In Brandenburg kommt Rot-Rot

Die Frage ist nur: Wann? Es gibt Anzeichen dafür, dass die große Koalition in der nächsten Woche platzt. Wahrscheinlichjedoch rauft man sich noch einmal bis 2004 zusammen. Jörg Schönbohm führt seine CDU in die gesellschaftliche Isolation

von ROBIN ALEXANDER

Bis Mittwoch entscheidet sich, ob die große Koalition in Brandenburg platzt. An diesem Tag fällt die Entscheidung über eine Kommunalreform, die ein wichtiges Projekt der CDU-SPD-Regierung ist, zudem unter direkter Verantwortung von Innensenator und CDU-Chef Jörg Schönbohm. Das ist die Sollbruchstelle. Und für den Bruch ist scheinbar alles vorbereitet.

Schönbohm hat die SPD wieder und wieder gereizt: Zuletzt dachte er laut über Folter nach, wenn Menschen durch Terroristen gefährdet seien, und unterzeichnete einen offenen Brief an den US-Präsidenten, in dem die Bundesregierung außergewöhnlich scharf kritisiert wird. Auch die SPD unter Ministerpräsident Matthias Platzeck tat das ihre: Sie rang der CDU in schmerzhaften Verhandlungen ein Sparliste ab, die sehr deutlich die Handschrift des größeren Koalitionspartnerns trägt. Bezirksvorsitzende und stellvertretende Landesvorsitzende beider Parteien fordern die Spitzenpolitiker der jeweils anderen Seite schon öffentlich zum Rücktritt auf. Die PDS steht zur Ablösung der CDU bereit, ihr Landeschef Ralf Christoffers traf sich bereits Anfang Februar mit Platzeck. Am Dienstag wird es ein Spitzengespräch zwischen Platzeck und Schönbohm geben. All diese Fakten sprechen für ein Ende der Koalition.

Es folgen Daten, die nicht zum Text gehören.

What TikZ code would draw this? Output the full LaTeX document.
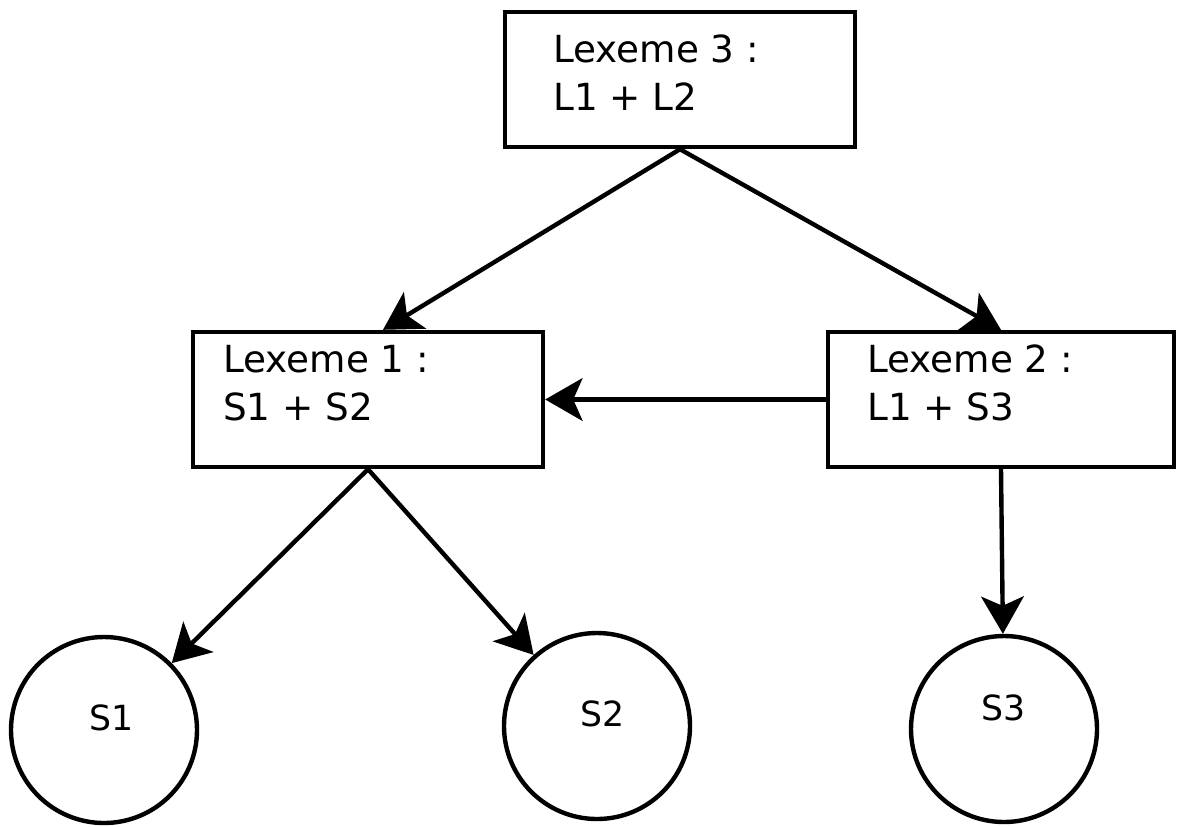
\documentclass[tikz,border=0pt]{standalone}
\usepackage{fontspec}
\setmainfont{DejaVu Sans}
\usetikzlibrary{arrows.meta,calc}
\tikzset{
  lexbox/.style={draw, line width=3.3pt, rectangle, inner sep=0pt},
  lextext/.style={anchor=base west, inner sep=0pt, align=left, font=\fontsize{28pt}{36pt}\selectfont},
  sembox/.style={draw, line width=3.3pt, circle, inner sep=0pt, minimum size=139.5pt},
  semtext/.style={inner sep=0pt, font=\fontsize{26pt}{32pt}\selectfont},
  link/.style={line width=3.3pt, -{Stealth[length=28pt, width=32pt, inset=7pt]}}
}
\begin{document}
\begin{tikzpicture}[x=0.75pt, y=-0.75pt]
\useasboundingbox (0,0) rectangle (1177,826);
% boxes
\node[lexbox, minimum width=262.5pt, minimum height=101.25pt] (l3) at (680,79.5) {};
\node[lexbox, minimum width=262.5pt, minimum height=101.25pt] (l1) at (368,399.5) {};
\node[lexbox, minimum width=259.5pt, minimum height=101.25pt] (l2) at (1001,399.5) {};
\node[lextext] (l3t) at (553,110) {Lexeme 3 :\\L1 + L2};
\node[lextext] (l1t) at (223,420) {Lexeme 1 :\\S1 + S2};
\node[lextext] (l2t) at (867,420) {Lexeme 2 :\\L1 + S3};
% circles
\node[sembox] (s1) at (104,730) {};
\node[sembox] (s2) at (597,726) {};
\node[sembox] (s3) at (1004,729) {};
\node[semtext] (s1t) at (112,718) {S1};
\node[semtext] (s2t) at (603,714) {S2};
\node[semtext] (s3t) at (1004,708) {S3};
% connectors
\draw[link] (l3.south) -- ($(l1.north)+(15,0)$);
\draw[link] (l3.south) -- (l2.north);
\draw[link] (l2.west) -- (l1.east);
\draw[link] (l1.south) -- (s1);
\draw[link] (l1.south) -- (s2);
\draw[link] (l2.south) -- (s3);
\end{tikzpicture}
\end{document}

Aber es spricht auch viel dagegen. Aus Sicht der CDU: Im Moment ist die Union zwar bundesweit im Umfragehoch. Aber das war sie auch bei der letzten Brandenburger Wahl 1999 – und zog dennoch nicht an der SPD vorbei. Zudem ist Schönbohms seltsamer Kotau vor den USA zwischen Fürstenberg und Finsterwalde noch schwieriger zu vermitteln als überall sonst: Frieden ist in den in Brandenburg besonders stark ausgeprägten DDR-Milieus ein Wert an sich, die atlantisch-konservative Haltung Schönbohms hat hier überhaupt keine gesellschaftiche Basis. Ein von der CDU provozierter Koalitionsbruch entließe die SPD zudem aus der Pflicht, ein dann alternativloses Bündnis mit der PDS zu legitimieren. Aber auch Sozialdemokraten finden Gründe gegen eine Koalitionsbruch: Aus den nun bevorstehenden Sparbeschlüssen möchte man die CDU nicht sofort entlassen.

So arbeiten die zerstrittenen Partner bereit an der Versöhnung. Sozialdemokraten, die sich gerade noch über Schönbohms „Unverschämtheiten“ beschwerten, erklären nun, er habe es sicher nicht so gemeint. Dafür wird immer das Bild vom „unpolitischen General“ bemüht, als sei der frühere Bundeswehrmann Schönbohm noch immer ein nur in die Politik gestolperter Militär. Und der bedient das ihn entlastende Klischee: Den Bush-Brief habe er „nicht mit der gebotenen Sorgfalt“ gelesen, ruderte er zurück. Selbst in der CDU schüttelt man darüber den Kopf.

Nicht einmal die oppositionelle PDS drängt mit vollem Dampf in die Regierung: Im nahen Berlin verlor die regierende PDS in Umfragen mehr als zehn Prozentpunkte. Dort möchten die Genossen erst wieder Boden unter die Füße bekommen, bevor sie eine weitere schwierige Regierungsaufgabe übernehmen. Denn die kommt bestimmt: Die Entfremdung zwischen SPD-Parlamentariern und ihren CDU-Kollegen ist im Potsdamer Landtag offensichtlich. In der SPD geht die Rede von der „gesellschaftlich-authentischen Mehrheit“ Rot-Rot als der „wahren großen Koalition im Osten“. Gewählt wird 2004.